また、登記簿には青木容疑者が去年11月29日、みずからの名義でこの自宅に抵当権を設定し、地元の金融機関から300万円の融資を受けていると記載されています。

今回の事件で亡くなった村上幸枝さんの自宅の前には、「報道関係の皆さまへ」という紙が貼られていました。
そこには「私達は、この度の突然の被害で大切な家族を失い、精神的に大きなショックを受けています」と書かれていました。

村上幸枝さんと地区の活動を一緒にしたことがあるという70代の男性は「村上さんは花が好きで、プランター屋をしていました。『よい花だね』と言ったら、花を譲ってくれたこともありました。性格も穏やかで相談にも乗ってくれました。なぜ、こんなことになってしまったのか」と話していました。
また、「村上さんの一家と市議会議長の青木さんの一家との間でトラブルがあったという話は特に聞いておらず、事件が起きて驚きました」と話していました。

亡くなった村上幸枝さん(66)と竹内靖子さん(70)の2人と知り合いだという60代の女性は「2人で夕方ごろ農道を散歩する姿をよく見かけました。農道を歩いてるときに事件に巻き込まれたのかもしれません」と話していました。
2人については「村上さんは料理が上手で、花が好きな方でした。自宅の庭には花を植えてきれいにしていました。竹内さんは猫や植物が好きな人で、ぶどうを頂いたお返しに野菜をあげたこともありました。

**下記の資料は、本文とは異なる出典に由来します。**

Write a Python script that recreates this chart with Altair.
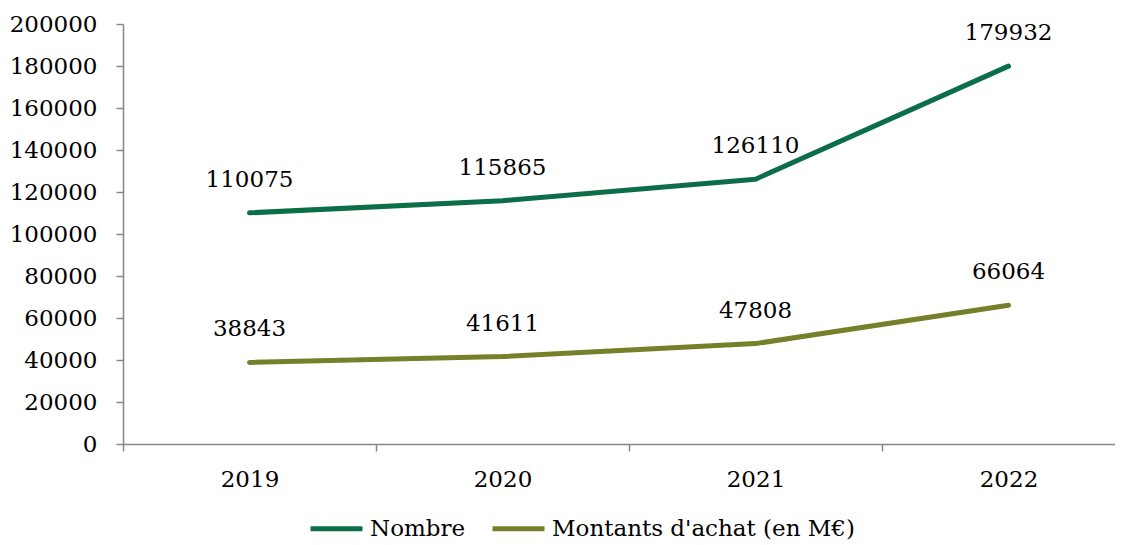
import altair as alt
import pandas as pd

years = ["2019", "2020", "2021", "2022"]
nombre = [110075, 115865, 126110, 179932]
montants = [38843, 41611, 47808, 66064]
series_names = ["Nombre", "Montants d'achat (en M€)"]
colors = ["#0c6e46", "#76802a"]

rows = []
for y, v in zip(years, nombre):
    rows.append({"year": y, "value": v, "series": series_names[0]})
for y, v in zip(years, montants):
    rows.append({"year": y, "value": v, "series": series_names[1]})
df = pd.DataFrame(rows)

FONT = "DejaVu Serif"
FS = 23

x = alt.X("year:O", sort=years, title=None,
          scale=alt.Scale(range=[0, 1012], paddingInner=0, paddingOuter=0),
          axis=alt.Axis(labelAngle=0, tickBand="extent", domainColor="#888888",
                        tickColor="#888888", tickSize=7, labelPadding=17,
                        labelFontSize=FS, labelFont=FONT, labelColor="#000000",
                        domainWidth=1.5, tickWidth=1.5))
y = alt.Y("value:Q", title=None,
          scale=alt.Scale(domain=[0, 200000], nice=False),
          axis=alt.Axis(values=list(range(0, 200001, 20000)), format="d",
                        grid=False, domainColor="#888888", tickColor="#888888",
                        tickSize=7, labelPadding=19, labelFontSize=FS,
                        labelFont=FONT, labelColor="#000000",
                        domainWidth=1.5, tickWidth=1.5))
color = alt.Color("series:N", sort=series_names,
                  scale=alt.Scale(domain=series_names, range=colors),
                  legend=alt.Legend(orient="none", legendX=185, legendY=476,
                                    direction="horizontal", title=None,
                                    symbolType="stroke", symbolSize=2704,
                                    symbolStrokeWidth=5, labelFontSize=FS,
                                    labelFont=FONT, labelColor="#000000",
                                    labelOffset=5, columnPadding=16,
                                    labelLimit=500))

base = alt.Chart(df)
lines = base.mark_line(strokeWidth=5, strokeCap="round", strokeJoin="round").encode(
    x=x, y=y, color=color)
labels = base.mark_text(dy=-26, fontSize=FS, font=FONT, color="#000000",
                        baseline="alphabetic").encode(
    x=alt.X("year:O", sort=years), y="value:Q", text=alt.Text("value:Q", format="d"))

chart = (lines + labels).properties(
    width=992, height=420,
    autosize=alt.AutoSizeParams(type="none"),
    padding={"left": 115, "top": 16, "right": 0, "bottom": 99},
).configure_view(stroke=None)

chart.save("out.html", embed_options={"renderer": "svg", "actions": False})
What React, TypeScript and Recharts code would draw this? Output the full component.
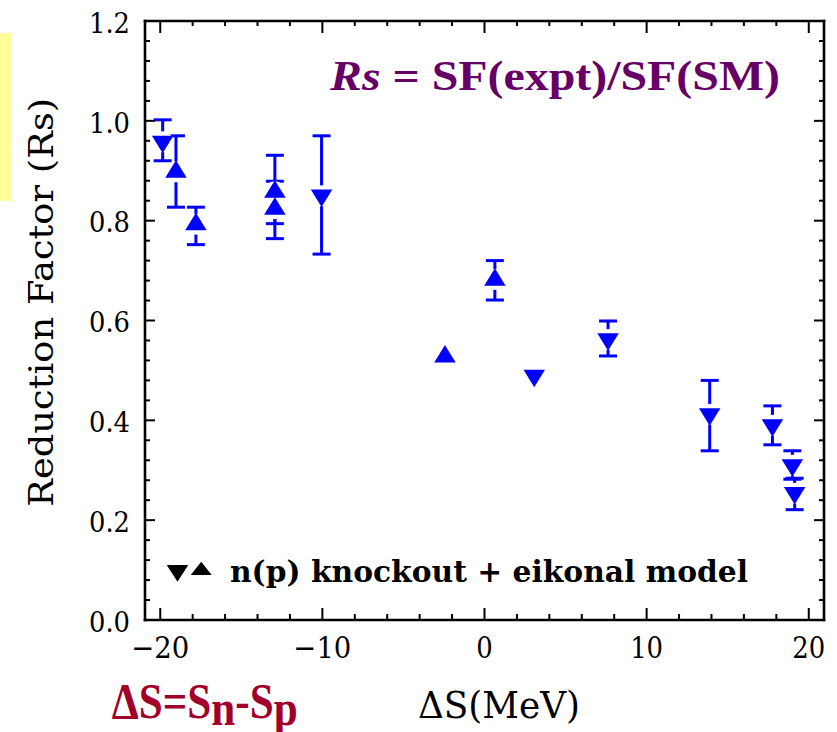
import React from 'react';
import { ScatterChart, Scatter, XAxis, YAxis, ErrorBar, Legend } from 'recharts';

// ▼ neutron-knockout systems: ΔS (MeV), reduction factor Rs, lower / upper uncertainty
const nKnockoutDS = [-19.85, -10.05, 7.62, 13.89, 17.76, 18.99, 19.13];
const nKnockoutRs = [0.958, 0.85, 0.562, 0.412, 0.39, 0.31, 0.254];
const nKnockoutErrLow = [0.038, 0.117, 0.033, 0.073, 0.039, 0.028, 0.033];
const nKnockoutErrHigh = [0.044, 0.12, 0.037, 0.068, 0.039, 0.029, 0.03];

// ▲ proton-knockout systems
const pKnockoutDS = [-19.03, -17.8, -12.93, 0.64];
const pKnockoutRs = [0.898, 0.793, 0.858, 0.682];
const pKnockoutErrLow = [0.071, 0.041, 0.064, 0.041];
const pKnockoutErrHigh = [0.072, 0.034, 0.073, 0.038];

// second ▲ value sharing ΔS with the third entry above
const pKnockoutPairDS = [-12.93];
const pKnockoutPairRs = [0.824];
const pKnockoutPairErrLow = [0.06];
const pKnockoutPairErrHigh = [0.055];

// values quoted without an uncertainty
const nPlainDS = [3.07];
const nPlainRs = [0.489];
const pPlainDS = [-2.44];
const pPlainRs = [0.528];

// axis ticks (every entry gets a tick mark, the major ones also a label)
const xTicks = [-20, -18, -16, -14, -12, -10, -8, -6, -4, -2, 0, 2, 4, 6, 8, 10, 12, 14, 16, 18, 20];
const xMajorTicks = [-20, -10, 0, 10, 20];
const xTickLabels = ['\u221220', '\u221210', '0', '10', '20'];
const yTicks = [
  0, 0.04, 0.08, 0.12, 0.16, 0.2, 0.24, 0.28, 0.32, 0.36, 0.4, 0.44, 0.48, 0.52, 0.56, 0.6,
  0.64, 0.68, 0.72, 0.76, 0.8, 0.84, 0.88, 0.92, 0.96, 1.0, 1.04, 1.08, 1.12, 1.16, 1.2,
];
const yMajorTicks = [0, 0.2, 0.4, 0.6, 0.8, 1.0, 1.2];
const yTickLabels = ['0.0', '0.2', '0.4', '0.6', '0.8', '1.0', '1.2'];

const X_DOMAIN: [number, number] = [-20.94, 20.94];
const Y_DOMAIN: [number, number] = [0, 1.2];

const BLUE = '#0000ff';
const TYPE = "'DejaVu Serif', 'Liberation Serif', serif";
const SERIF = "'Liberation Serif', 'DejaVu Serif', serif";

type Pt = { x: number; y: number; err?: [number, number] };
const toPoints = (xs: number[], ys: number[], lo?: number[], hi?: number[]): Pt[] =>
  xs.map((x, i) => (lo && hi ? { x, y: ys[i], err: [lo[i], hi[i]] } : { x, y: ys[i] }));

const nPoints = toPoints(nKnockoutDS, nKnockoutRs, nKnockoutErrLow, nKnockoutErrHigh);
const pPoints = toPoints(pKnockoutDS, pKnockoutRs, pKnockoutErrLow, pKnockoutErrHigh);
const pPairPoints = toPoints(pKnockoutPairDS, pKnockoutPairRs, pKnockoutPairErrLow, pKnockoutPairErrHigh);
const nPlainPoints = toPoints(nPlainDS, nPlainRs);
const pPlainPoints = toPoints(pPlainDS, pPlainRs);

// triangle markers sit in a small white disc so error bars stop short of them
const TRI_W = 21.5;
const TRI_TIP = 11.4;
const TRI_BASE = 6.1;
const HALO_R = 10.5;

const UpMarker = (props: any) => {
  const { cx, cy } = props;
  if (cx == null || cy == null) return null;
  return (
    <g>
      <circle cx={cx} cy={cy} r={HALO_R} fill="#fff" />
      <polygon
        points={`${cx},${cy - TRI_TIP} ${cx + TRI_W / 2},${cy + TRI_BASE} ${cx - TRI_W / 2},${cy + TRI_BASE}`}
        fill={BLUE}
      />
    </g>
  );
};

const DownMarker = (props: any) => {
  const { cx, cy } = props;
  if (cx == null || cy == null) return null;
  return (
    <g>
      <circle cx={cx} cy={cy} r={HALO_R} fill="#fff" />
      <polygon
        points={`${cx},${cy + TRI_TIP} ${cx + TRI_W / 2},${cy - TRI_BASE} ${cx - TRI_W / 2},${cy - TRI_BASE}`}
        fill={BLUE}
      />
    </g>
  );
};

const near = (a: number, b: number) => Math.abs(a - b) < 1e-6;
const majorIndex = (list: number[], v: number) => list.findIndex((m) => near(m, v));

// inward-pointing tick marks on all four sides of the frame
const BottomTick = (props: any) => {
  const { x, y, payload } = props;
  const idx = majorIndex(xMajorTicks, payload.value);
  const major = idx >= 0;
  const label = major ? xTickLabels[idx] : '';
  const len = label.startsWith('\u2212') ? 58 : 16.5 * label.length;
  return (
    <g>
      <line x1={x} y1={y} x2={x} y2={y - (major ? 12 : 6)} stroke="#000" strokeWidth={2} />
      {major && (
        <text
          x={x}
          y={y + 38.3}
          textAnchor="middle"
          fontFamily={TYPE}
          fontSize={30}
          fill="#000"
          textLength={len}
          lengthAdjust="spacingAndGlyphs"
        >
          {label}
        </text>
      )}
    </g>
  );
};

const TopTick = (props: any) => {
  const { x, y, payload } = props;
  const major = majorIndex(xMajorTicks, payload.value) >= 0;
  return <line x1={x} y1={y} x2={x} y2={y + (major ? 12 : 5)} stroke="#000" strokeWidth={2} />;
};

const LeftTick = (props: any) => {
  const { x, y, payload } = props;
  const idx = majorIndex(yMajorTicks, payload.value);
  const major = idx >= 0;
  return (
    <g>
      <line x1={x} y1={y} x2={x + (major ? 10 : 5)} y2={y} stroke="#000" strokeWidth={2} />
      {major && (
        <text
          x={x - 15}
          y={y + 11.7}
          textAnchor="end"
          fontFamily={TYPE}
          fontSize={27.5}
          fill="#000"
          textLength={41}
          lengthAdjust="spacingAndGlyphs"
        >
          {yTickLabels[idx]}
        </text>
      )}
    </g>
  );
};

const RightTick = (props: any) => {
  const { x, y, payload } = props;
  const major = majorIndex(yMajorTicks, payload.value) >= 0;
  return <line x1={x} y1={y} x2={x - (major ? 10 : 5)} y2={y} stroke="#000" strokeWidth={2} />;
};

const frameLine = { stroke: '#000', strokeWidth: 2.6, strokeLinecap: 'square' as const };

const LegendBox = () => (
  <svg width={837} height={732} style={{ position: 'absolute', left: 0, top: 0, overflow: 'visible' }}>
    <polygon points="166.7,565 188.3,565 177.5,581.7" fill="#000" />
    <polygon points="201.2,561.7 211.7,575 190.7,575" fill="#000" />
    <text
      x={230}
      y={581.7}
      fontFamily={TYPE}
      fontWeight="bold"
      fontSize={29}
      fill="#000"
      textLength={518}
      lengthAdjust="spacingAndGlyphs"
    >
      n(p) knockout + eikonal model
    </text>
  </svg>
);

export default function App() {
  return (
    <div
      style={{
        position: 'absolute',
        left: 0,
        top: 0,
        width: 837,
        height: 732,
        background: '#fff',
        overflow: 'hidden',
      }}
    >
      <div style={{ position: 'absolute', left: 0, top: 33, width: 11, height: 168, background: '#ffff99' }} />
      <ScatterChart width={837} height={732} margin={{ top: 0, right: 0, bottom: 0, left: 0 }}>
        <XAxis
          xAxisId="bottom"
          orientation="bottom"
          type="number"
          dataKey="x"
          domain={X_DOMAIN}
          allowDataOverflow
          ticks={xTicks}
          interval={0}
          height={112}
          tickSize={0}
          tickMargin={0}
          tickLine={false}
          axisLine={frameLine}
          tick={(p: any) => <BottomTick {...p} />}
        />
        <XAxis
          xAxisId="top"
          orientation="top"
          type="number"
          dataKey="x"
          domain={X_DOMAIN}
          allowDataOverflow
          ticks={xTicks}
          interval={0}
          height={21}
          tickSize={0}
          tickMargin={0}
          tickLine={false}
          axisLine={frameLine}
          tick={(p: any) => <TopTick {...p} />}
        />
        <YAxis
          yAxisId="left"
          orientation="left"
          type="number"
          dataKey="y"
          domain={Y_DOMAIN}
          allowDataOverflow
          ticks={yTicks}
          interval={0}
          width={145}
          tickSize={0}
          tickMargin={0}
          tickLine={false}
          axisLine={frameLine}
          tick={(p: any) => <LeftTick {...p} />}
        />
        <YAxis
          yAxisId="right"
          orientation="right"
          type="number"
          dataKey="y"
          domain={Y_DOMAIN}
          allowDataOverflow
          ticks={yTicks}
          interval={0}
          width={13}
          tickSize={0}
          tickMargin={0}
          tickLine={false}
          axisLine={frameLine}
          tick={(p: any) => <RightTick {...p} />}
        />
        <Scatter
          name="n knockout"
          xAxisId="bottom"
          yAxisId="left"
          data={nPoints}
          shape={(p: any) => <DownMarker {...p} />}
          isAnimationActive={false}
        >
          <ErrorBar dataKey="err" direction="y" width={9} strokeWidth={3} stroke={BLUE} isAnimationActive={false} />
        </Scatter>
        <Scatter
          name="p knockout"
          xAxisId="bottom"
          yAxisId="left"
          data={pPoints}
          shape={(p: any) => <UpMarker {...p} />}
          isAnimationActive={false}
        >
          <ErrorBar dataKey="err" direction="y" width={9} strokeWidth={3} stroke={BLUE} isAnimationActive={false} />
        </Scatter>
        <Scatter
          name="p knockout (pair)"
          xAxisId="bottom"
          yAxisId="left"
          data={pPairPoints}
          shape={(p: any) => <UpMarker {...p} />}
          isAnimationActive={false}
        >
          <ErrorBar dataKey="err" direction="y" width={9} strokeWidth={3} stroke={BLUE} isAnimationActive={false} />
        </Scatter>
        <Scatter
          name="n knockout (no error)"
          xAxisId="bottom"
          yAxisId="left"
          data={nPlainPoints}
          shape={(p: any) => <DownMarker {...p} />}
          isAnimationActive={false}
        />
        <Scatter
          name="p knockout (no error)"
          xAxisId="bottom"
          yAxisId="left"
          data={pPlainPoints}
          shape={(p: any) => <UpMarker {...p} />}
          isAnimationActive={false}
        />
        <Legend
          layout="horizontal"
          verticalAlign="middle"
          align="center"
          wrapperStyle={{ position: 'absolute', left: 0, top: 0, width: 837, height: 732, margin: 0, pointerEvents: 'none' }}
          content={() => <LegendBox />}
        />
      </ScatterChart>
      <svg
        width={837}
        height={732}
        style={{ position: 'absolute', left: 0, top: 0, pointerEvents: 'none' }}
      >
        <text
          x={330}
          y={90}
          fontFamily={SERIF}
          fontWeight="bold"
          fontSize={43}
          fill="#660066"
          textLength={450}
          lengthAdjust="spacingAndGlyphs"
        >
          <tspan fontStyle="italic">Rs</tspan> = SF(expt)/SF(SM)
        </text>
        <text
          transform="translate(53.3,302.3) rotate(-90)"
          textAnchor="middle"
          fontFamily={TYPE}
          fontSize={34}
          fill="#000"
          textLength={409}
          lengthAdjust="spacingAndGlyphs"
        >
          Reduction Factor (Rs)
        </text>
        <text
          x={418}
          y={718.3}
          fontFamily={TYPE}
          fontSize={38}
          fill="#000"
          textLength={162}
          lengthAdjust="spacingAndGlyphs"
        >
          ΔS(MeV)
        </text>
        <text
          x={111.7}
          y={718.3}
          fontFamily={SERIF}
          fontWeight="bold"
          fontSize={50}
          fill="#a0002a"
          textLength={186}
          lengthAdjust="spacingAndGlyphs"
        >
          ΔS=S<tspan dy={7}>n</tspan>
          <tspan dy={-7}>-S</tspan>
          <tspan dy={7}>p</tspan>
        </text>
      </svg>
    </div>
  );
}
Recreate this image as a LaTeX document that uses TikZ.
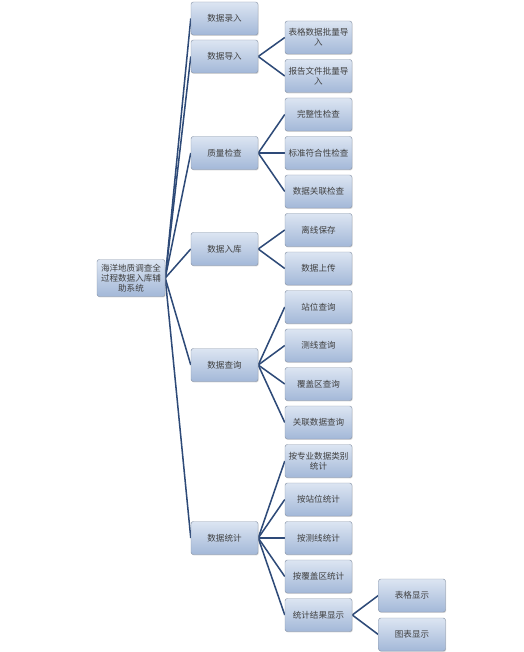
\documentclass[tikz,border=0pt]{standalone}
\usepackage{fontspec}
\setmainfont{Noto Sans CJK SC}
\usetikzlibrary{%
  shadows,% drop shadow of the boxes
  backgrounds%
}
\definecolor{boxtop}{HTML}{DCE5F2}
\definecolor{boxbot}{HTML}{A3B8D8}
\definecolor{boxline}{HTML}{8D99AB}
\definecolor{linkcol}{HTML}{2E4A78}

\begin{document}
\begin{tikzpicture}[
    x=0.03cm, y=-0.03cm,
    box/.style={rectangle, rounded corners=2pt, draw=boxline, thin,
      top color=boxtop, bottom color=boxbot,
      minimum width=2.01cm, minimum height=0.99cm, inner sep=1pt,
      align=center, font=\fontsize{7.3}{8.6}\selectfont, text=black!75,
      drop shadow={opacity=0.3, shadow xshift=0.6pt, shadow yshift=-0.8pt}},
    link/.style={draw=linkcol, line width=1.3pt}
  ]
  \useasboundingbox (0,0) rectangle (523,652);

  % root
  \node[box, minimum width=2.04cm, minimum height=1.11cm] at (131,278) (root)
    {海洋地质调查全\\过程数据入库辅\\助系统};

  % first level
  \foreach \n/\y/\t in {1/18.5/数据录入, 2/56.5/数据导入, 3/153/质量检查,
      4/249/数据入库, 5/365/数据查询, 6/538/数据统计}{
    \node[box] at (224.5,\y) (\n) {\t};}

  % second level
  \foreach \n/\k/\t in {21/0/{表格数据批量导\\入}, 22/1/{报告文件批量导\\入},
      31/2/完整性检查, 32/3/标准符合性检查, 33/4/数据关联检查,
      41/5/离线保存, 42/6/数据上传,
      51/7/站位查询, 52/8/测线查询, 53/9/覆盖区查询, 54/10/关联数据查询,
      61/11/{按专业数据类别\\统计}, 62/12/按站位统计, 63/13/按测线统计,
      64/14/按覆盖区统计, 65/15/统计结果显示}{
    \node[box] at (318.5,{37.5+38.5*\k}) (\n) {\t};}

  % third level
  \node[box] at (412,595.5) (651) {表格显示};
  \node[box] at (412,634.5) (652) {图表显示};

  % draw connections
  \begin{scope}[on background layer]
    \fill[white] (0,0) rectangle (523,652);
    \foreach \c in {1,...,6}{
      \draw[link] (root.east) -- (\c.west);}
    \foreach \p/\c in {2/21, 2/22, 3/31, 3/32, 3/33, 4/41, 4/42,
        5/51, 5/52, 5/53, 5/54, 6/61, 6/62, 6/63, 6/64, 6/65,
        65/651, 65/652}{
      \draw[link] (\p.east) -- (\c.west);}
  \end{scope}
\end{tikzpicture}
\end{document}
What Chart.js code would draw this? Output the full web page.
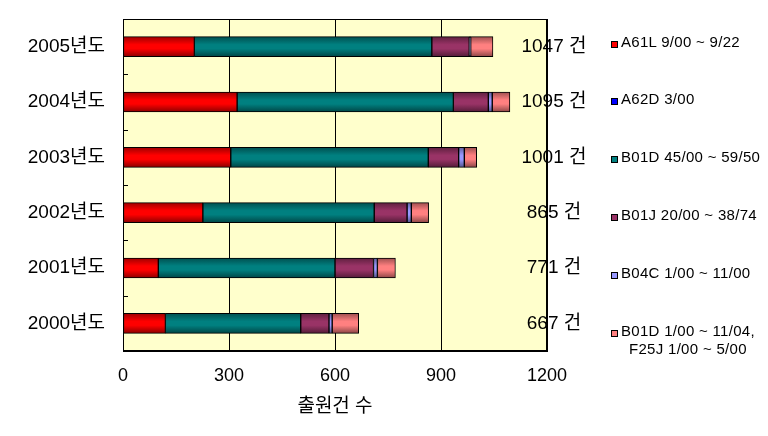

事件が起きてショックで残念です」と話していました。
また、容疑者については「スポーツが好きな人で、最近、農園を始めたと聞いていました。そんなやさきに事件が起きて驚きました」と話していました。

亡くなった竹内靖子さん(70)と数年前から交流があったという現場近くに住む60代の女性は「竹内さんは数年前、地元のホームセンターでレジの仕事をやっていましたが、すごく明るくて元気にあいさつをしてくれました」と話していました。
女性によりますと、竹内さんは、亡くなった村上幸枝さん(66)と一緒に毎日のように近所を散歩していたということです。
女性は「屋内で仕事をしていても散歩する2人の話し声が聞こえてきて、仲よくていいなと思っていました。その2人が亡くなったのはショックです。どれほどの恨みがあるのかと思うような刺し方で考えられないです」と話していました。

亡くなった玉井良樹警部補(46)と池内卓夫巡査部長(61)の同僚によりますと、2人はいずれもこの春から中野警察署に配属され、2人1組でパトロールを行うことが多かったということです。
そのうえで、「2人とも職務質問で相手の思いを引き出すことができる名コンビだった。優しさと鋭さを兼ね備えていて、人柄としても若手の目標となる警察官で、自分から見ても憧れだった。家族のような2人を失いとても悲しい」と話していました。

関係者によりますと、亡くなった池内卓夫巡査部長(61)はおよそ40年前に警察官になってから、主に北信地方の警察署の地域課を中心に勤務していたということです。
また、事件や事故などの通報を受けて現場に最初に駆けつける自動車警ら隊などに所属した際には、事件が起きると真っ先に現場に向かっていたということです。
その一方、県警の音楽隊で長く活動し、県内各地で行われる演奏会では、ドラムなどの打楽器を担当していました。
あまり酒は飲まず、真面目な性格で、後輩からは優しい人柄で慕われていたということです。

長野県中野市で男が猟銃のようなものを発砲するなどしたうえ立てこもり4人を死亡させた事件で、殺人の疑いで逮捕された男の父親で中野市議会議長の青木正道議員が26日議員辞職を願い出て、許可されました。
議会事務局によりますと、理由については「一身上の都合」だということです。